Published Friday, 31 August 2012
Police in riot gear held back protestors during the demonstration. (© Pacemaker)
James Boyce, 38, from Glasgow pleaded guilty to carrying out a provocative act during the parade last Saturday.
Trouble broke out during the annual demonstration after bandsmen defied restrictions on marching past a Catholic church on Donegall Street.
He was sentenced to three months in prison, suspended for 18 months, at Belfast Magistrates' Court on Friday.
Boyce, a lift equipment inspector from Benvorlich Drive, Glasgow, was arrested as trouble broke out last Saturday.
Seven police officers were injured in the disorder at the annual Royal Black Institution demonstration.
Under a Parades Commission ruling The Young Conway Volunteers had been barred from passing St Patrick's Church on Donegall Street.
According to police Boyce was identified on CCTV footage from the scene.
It emerged in court earlier this week that he travels to Northern Ireland up to four times a year to attend parades.
The father-of-two initially claimed that he just happened to come behind a protest by residents in the area.

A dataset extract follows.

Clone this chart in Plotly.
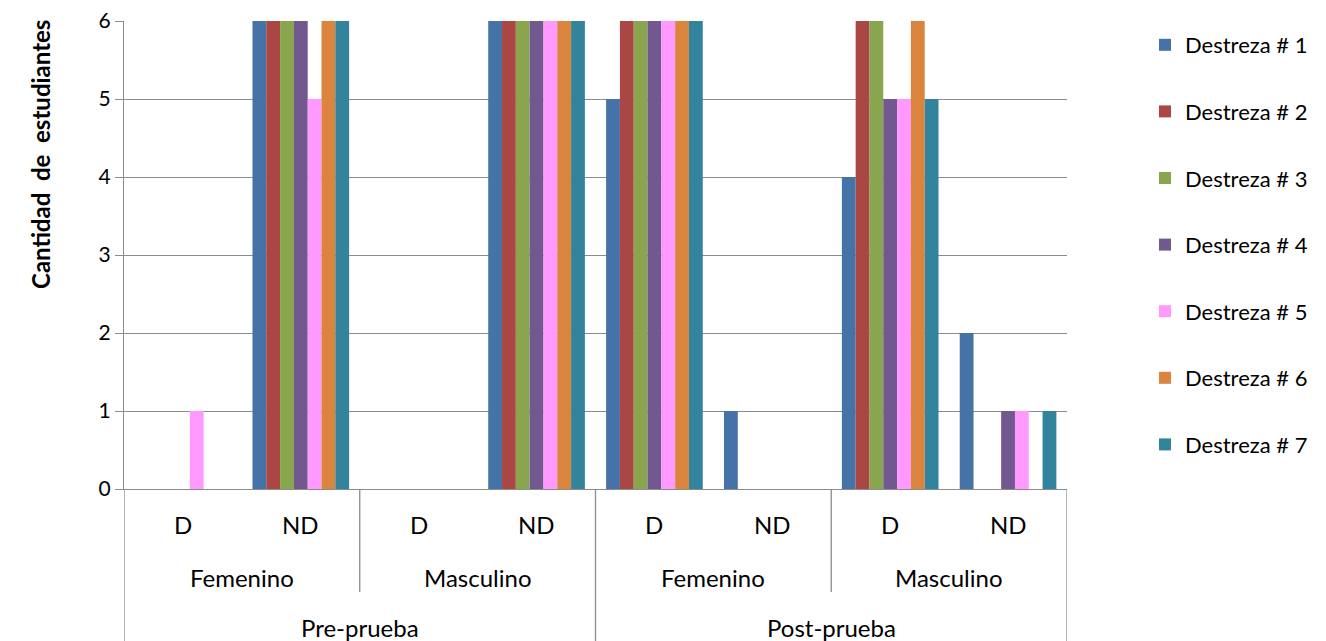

He was due to seek for High Court bail, but a barrister confirmed the application could be struck out because his case had been dealt with.
A Courts Service spokeswoman confirmed Boyce was sentenced today after appearing before magistrates by video link and pleading guilty to the provocative act offence.
He was also ordered to pay £100 in fines and fees. A second charge against him of disorderly behaviour was withdrawn.